| To do |
Quote every line of the data below as it stands, omitting pictures.

| Recorded data |
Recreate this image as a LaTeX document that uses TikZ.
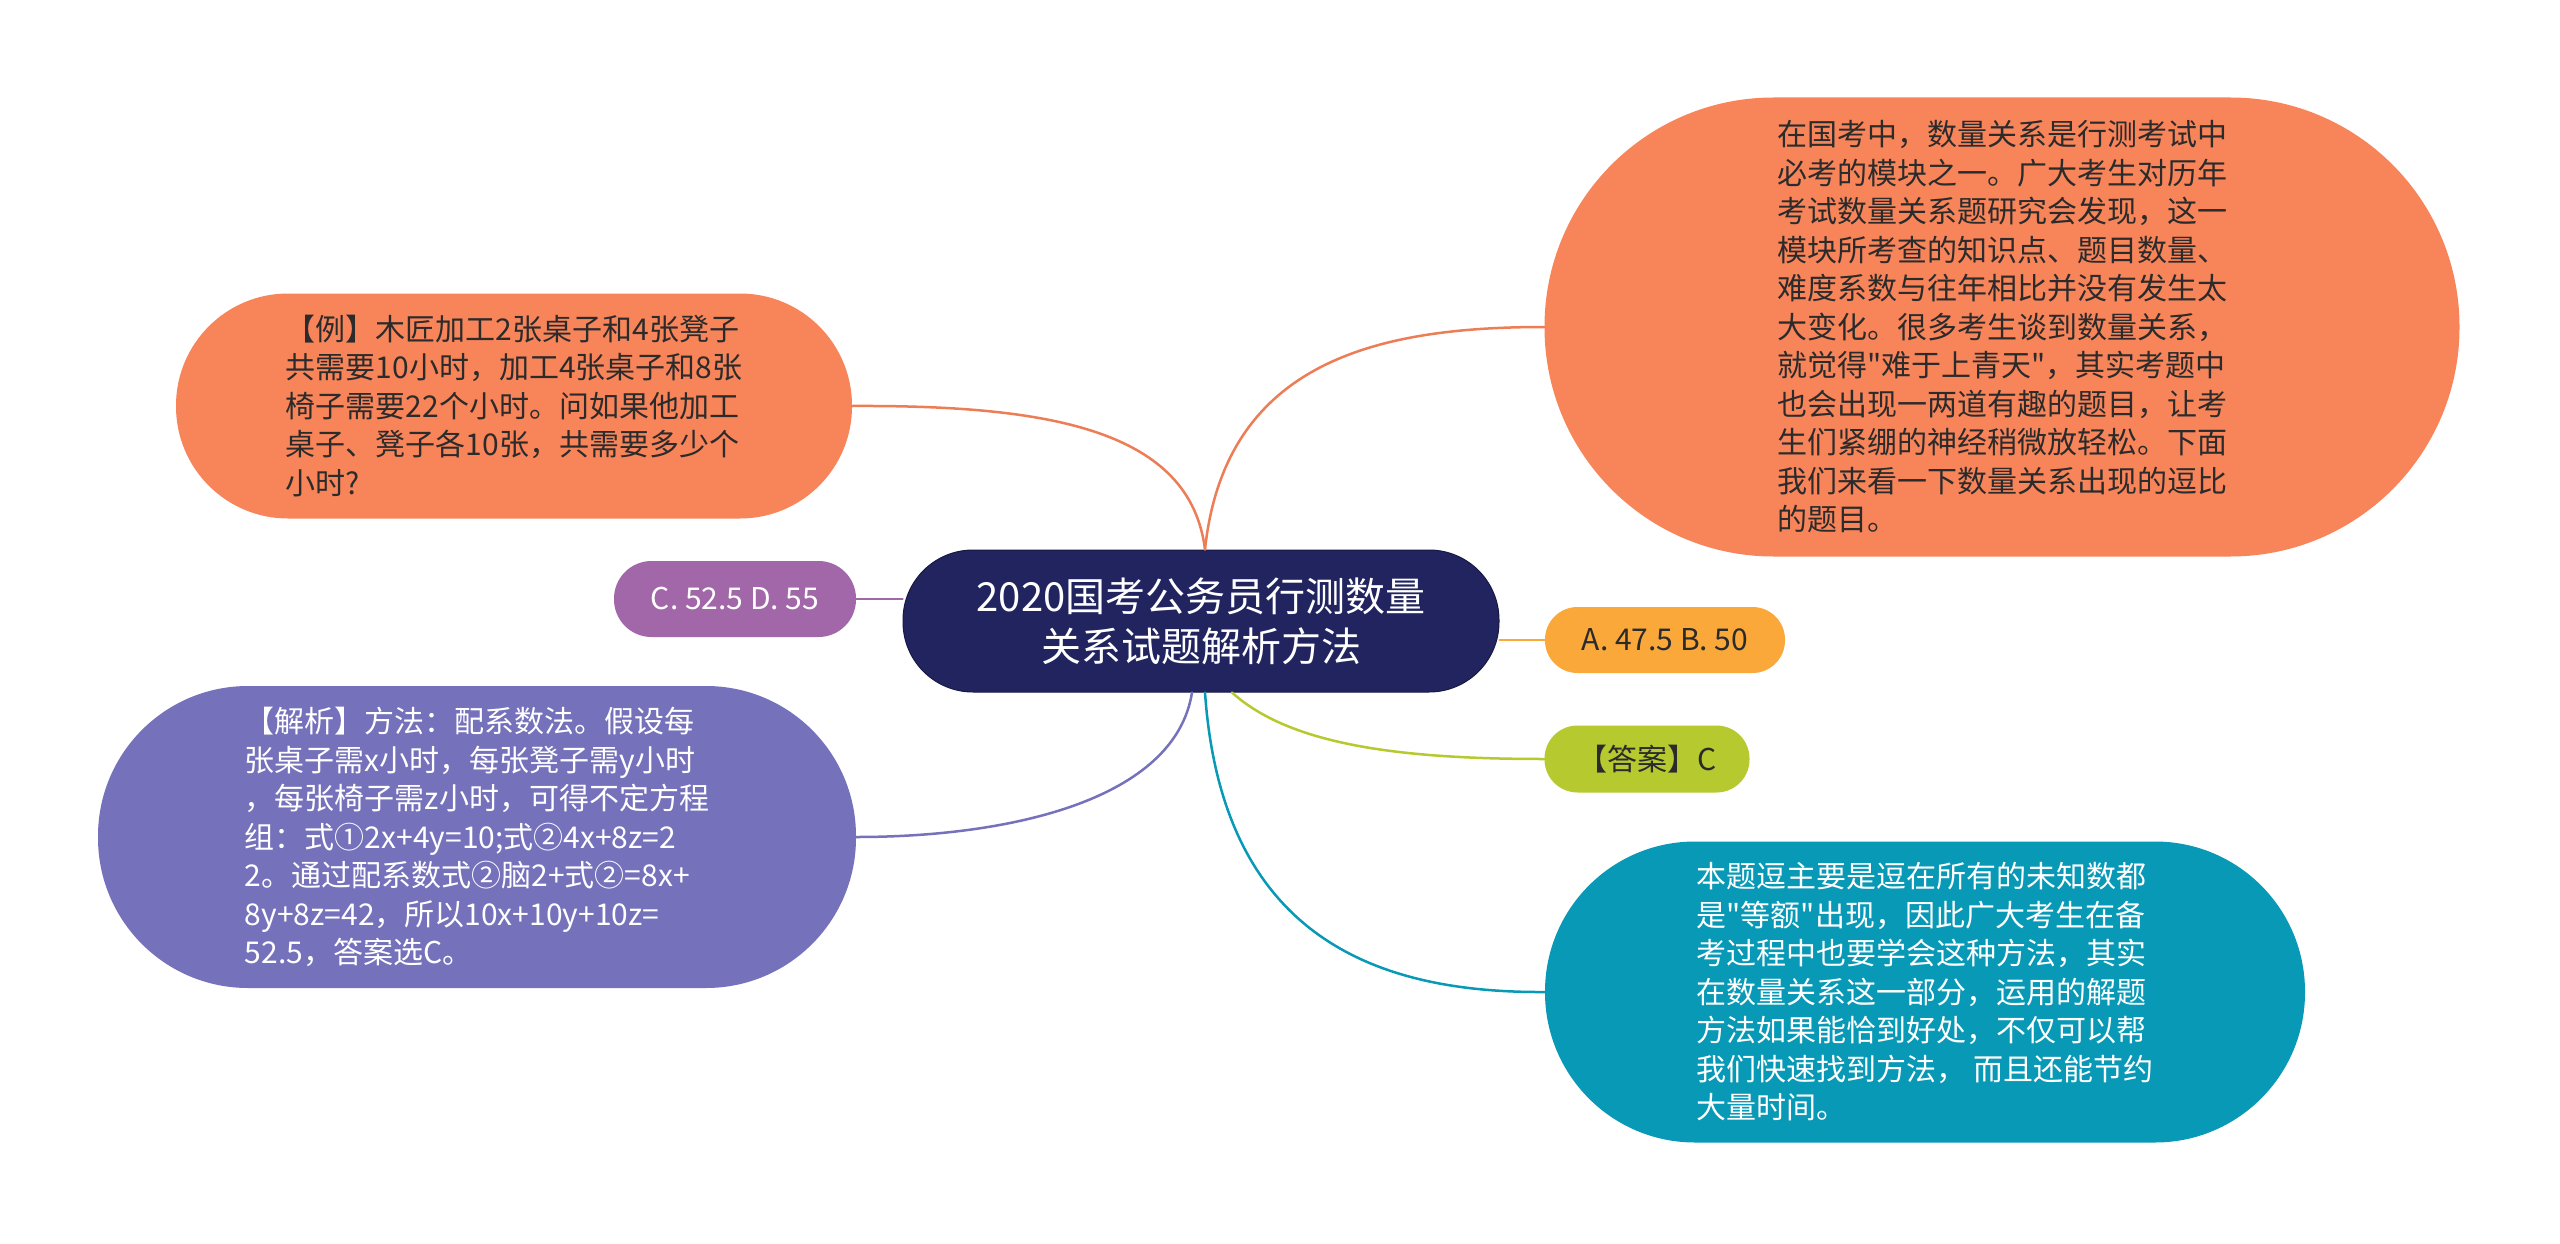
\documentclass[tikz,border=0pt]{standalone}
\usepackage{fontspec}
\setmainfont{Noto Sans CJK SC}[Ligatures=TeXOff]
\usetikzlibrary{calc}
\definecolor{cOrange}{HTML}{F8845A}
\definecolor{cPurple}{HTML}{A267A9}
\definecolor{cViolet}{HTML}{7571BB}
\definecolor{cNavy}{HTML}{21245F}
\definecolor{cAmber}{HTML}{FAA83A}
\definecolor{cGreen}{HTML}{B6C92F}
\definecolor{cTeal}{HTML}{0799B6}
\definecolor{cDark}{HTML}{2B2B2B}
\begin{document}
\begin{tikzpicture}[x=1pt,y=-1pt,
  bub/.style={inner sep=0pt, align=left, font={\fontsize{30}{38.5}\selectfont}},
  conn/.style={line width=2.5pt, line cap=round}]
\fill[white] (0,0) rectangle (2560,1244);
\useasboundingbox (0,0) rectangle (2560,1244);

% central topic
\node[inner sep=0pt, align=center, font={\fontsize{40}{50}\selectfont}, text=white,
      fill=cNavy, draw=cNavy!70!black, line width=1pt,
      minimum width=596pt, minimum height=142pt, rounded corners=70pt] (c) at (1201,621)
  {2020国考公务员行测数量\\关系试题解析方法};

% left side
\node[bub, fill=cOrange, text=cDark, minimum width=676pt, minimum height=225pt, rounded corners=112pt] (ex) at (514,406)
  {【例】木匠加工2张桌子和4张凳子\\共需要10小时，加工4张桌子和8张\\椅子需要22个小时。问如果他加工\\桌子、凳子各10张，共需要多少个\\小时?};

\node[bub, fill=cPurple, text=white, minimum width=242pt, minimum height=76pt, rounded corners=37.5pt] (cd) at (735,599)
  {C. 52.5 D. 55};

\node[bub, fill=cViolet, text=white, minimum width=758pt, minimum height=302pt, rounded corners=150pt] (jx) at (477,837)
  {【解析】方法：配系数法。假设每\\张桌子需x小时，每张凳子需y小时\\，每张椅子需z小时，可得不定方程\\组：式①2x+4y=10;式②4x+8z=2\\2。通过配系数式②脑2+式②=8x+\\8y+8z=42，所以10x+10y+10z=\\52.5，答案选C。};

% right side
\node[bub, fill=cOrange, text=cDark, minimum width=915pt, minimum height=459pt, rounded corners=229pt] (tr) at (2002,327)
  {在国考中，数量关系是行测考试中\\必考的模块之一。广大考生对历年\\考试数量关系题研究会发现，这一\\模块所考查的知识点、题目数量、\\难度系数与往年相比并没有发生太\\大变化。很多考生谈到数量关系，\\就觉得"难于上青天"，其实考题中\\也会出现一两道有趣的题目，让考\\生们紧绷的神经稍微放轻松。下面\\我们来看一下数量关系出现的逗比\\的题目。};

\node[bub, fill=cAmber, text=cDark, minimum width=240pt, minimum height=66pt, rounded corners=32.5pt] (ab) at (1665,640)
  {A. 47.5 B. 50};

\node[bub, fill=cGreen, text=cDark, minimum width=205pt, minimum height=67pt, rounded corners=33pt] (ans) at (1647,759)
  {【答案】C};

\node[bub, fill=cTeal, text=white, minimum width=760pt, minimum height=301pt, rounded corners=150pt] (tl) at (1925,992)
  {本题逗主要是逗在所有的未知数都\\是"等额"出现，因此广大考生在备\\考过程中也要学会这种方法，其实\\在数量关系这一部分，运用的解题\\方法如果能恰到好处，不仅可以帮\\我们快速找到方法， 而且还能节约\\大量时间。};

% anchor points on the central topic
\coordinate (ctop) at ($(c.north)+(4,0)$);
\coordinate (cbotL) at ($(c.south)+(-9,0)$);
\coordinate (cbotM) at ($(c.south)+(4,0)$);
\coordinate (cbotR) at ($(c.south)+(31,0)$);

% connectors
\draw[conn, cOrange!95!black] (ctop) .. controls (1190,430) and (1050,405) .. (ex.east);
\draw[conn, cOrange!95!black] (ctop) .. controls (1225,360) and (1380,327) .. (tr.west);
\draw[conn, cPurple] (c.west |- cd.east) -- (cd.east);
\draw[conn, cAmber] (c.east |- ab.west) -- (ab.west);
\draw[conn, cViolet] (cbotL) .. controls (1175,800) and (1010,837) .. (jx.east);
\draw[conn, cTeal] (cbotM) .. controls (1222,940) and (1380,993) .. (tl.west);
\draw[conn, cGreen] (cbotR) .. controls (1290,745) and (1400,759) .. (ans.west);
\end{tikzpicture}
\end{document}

| Answer for the task |
Recreate this image as a LaTeX document that uses TikZ.
\documentclass[tikz,border=0pt]{standalone}
\usepackage{fontspec}
\setmainfont{Noto Sans CJK SC}[Ligatures=TeXOff]
\usetikzlibrary{calc}
\definecolor{cOrange}{HTML}{F8845A}
\definecolor{cPurple}{HTML}{A267A9}
\definecolor{cViolet}{HTML}{7571BB}
\definecolor{cNavy}{HTML}{21245F}
\definecolor{cAmber}{HTML}{FAA83A}
\definecolor{cGreen}{HTML}{B6C92F}
\definecolor{cTeal}{HTML}{0799B6}
\definecolor{cDark}{HTML}{2B2B2B}
\begin{document}
\begin{tikzpicture}[x=1pt,y=-1pt,
  bub/.style={inner sep=0pt, align=left, font={\fontsize{30}{38.5}\selectfont}},
  conn/.style={line width=2.5pt, line cap=round}]
\fill[white] (0,0) rectangle (2560,1244);
\useasboundingbox (0,0) rectangle (2560,1244);

% central topic
\node[inner sep=0pt, align=center, font={\fontsize{40}{50}\selectfont}, text=white,
      fill=cNavy, draw=cNavy!70!black, line width=1pt,
      minimum width=596pt, minimum height=142pt, rounded corners=70pt] (c) at (1201,621)
  {2020国考公务员行测数量\\关系试题解析方法};

% left side
\node[bub, fill=cOrange, text=cDark, minimum width=676pt, minimum height=225pt, rounded corners=112pt] (ex) at (514,406)
  {【例】木匠加工2张桌子和4张凳子\\共需要10小时，加工4张桌子和8张\\椅子需要22个小时。问如果他加工\\桌子、凳子各10张，共需要多少个\\小时?};

\node[bub, fill=cPurple, text=white, minimum width=242pt, minimum height=76pt, rounded corners=37.5pt] (cd) at (735,599)
  {C. 52.5 D. 55};

\node[bub, fill=cViolet, text=white, minimum width=758pt, minimum height=302pt, rounded corners=150pt] (jx) at (477,837)
  {【解析】方法：配系数法。假设每\\张桌子需x小时，每张凳子需y小时\\，每张椅子需z小时，可得不定方程\\组：式①2x+4y=10;式②4x+8z=2\\2。通过配系数式②脑2+式②=8x+\\8y+8z=42，所以10x+10y+10z=\\52.5，答案选C。};

% right side
\node[bub, fill=cOrange, text=cDark, minimum width=915pt, minimum height=459pt, rounded corners=229pt] (tr) at (2002,327)
  {在国考中，数量关系是行测考试中\\必考的模块之一。广大考生对历年\\考试数量关系题研究会发现，这一\\模块所考查的知识点、题目数量、\\难度系数与往年相比并没有发生太\\大变化。很多考生谈到数量关系，\\就觉得"难于上青天"，其实考题中\\也会出现一两道有趣的题目，让考\\生们紧绷的神经稍微放轻松。下面\\我们来看一下数量关系出现的逗比\\的题目。};

\node[bub, fill=cAmber, text=cDark, minimum width=240pt, minimum height=66pt, rounded corners=32.5pt] (ab) at (1665,640)
  {A. 47.5 B. 50};

\node[bub, fill=cGreen, text=cDark, minimum width=205pt, minimum height=67pt, rounded corners=33pt] (ans) at (1647,759)
  {【答案】C};

\node[bub, fill=cTeal, text=white, minimum width=760pt, minimum height=301pt, rounded corners=150pt] (tl) at (1925,992)
  {本题逗主要是逗在所有的未知数都\\是"等额"出现，因此广大考生在备\\考过程中也要学会这种方法，其实\\在数量关系这一部分，运用的解题\\方法如果能恰到好处，不仅可以帮\\我们快速找到方法， 而且还能节约\\大量时间。};

% anchor points on the central topic
\coordinate (ctop) at ($(c.north)+(4,0)$);
\coordinate (cbotL) at ($(c.south)+(-9,0)$);
\coordinate (cbotM) at ($(c.south)+(4,0)$);
\coordinate (cbotR) at ($(c.south)+(31,0)$);

% connectors
\draw[conn, cOrange!95!black] (ctop) .. controls (1190,430) and (1050,405) .. (ex.east);
\draw[conn, cOrange!95!black] (ctop) .. controls (1225,360) and (1380,327) .. (tr.west);
\draw[conn, cPurple] (c.west |- cd.east) -- (cd.east);
\draw[conn, cAmber] (c.east |- ab.west) -- (ab.west);
\draw[conn, cViolet] (cbotL) .. controls (1175,800) and (1010,837) .. (jx.east);
\draw[conn, cTeal] (cbotM) .. controls (1222,940) and (1380,993) .. (tl.west);
\draw[conn, cGreen] (cbotR) .. controls (1290,745) and (1400,759) .. (ans.west);
\end{tikzpicture}
\end{document}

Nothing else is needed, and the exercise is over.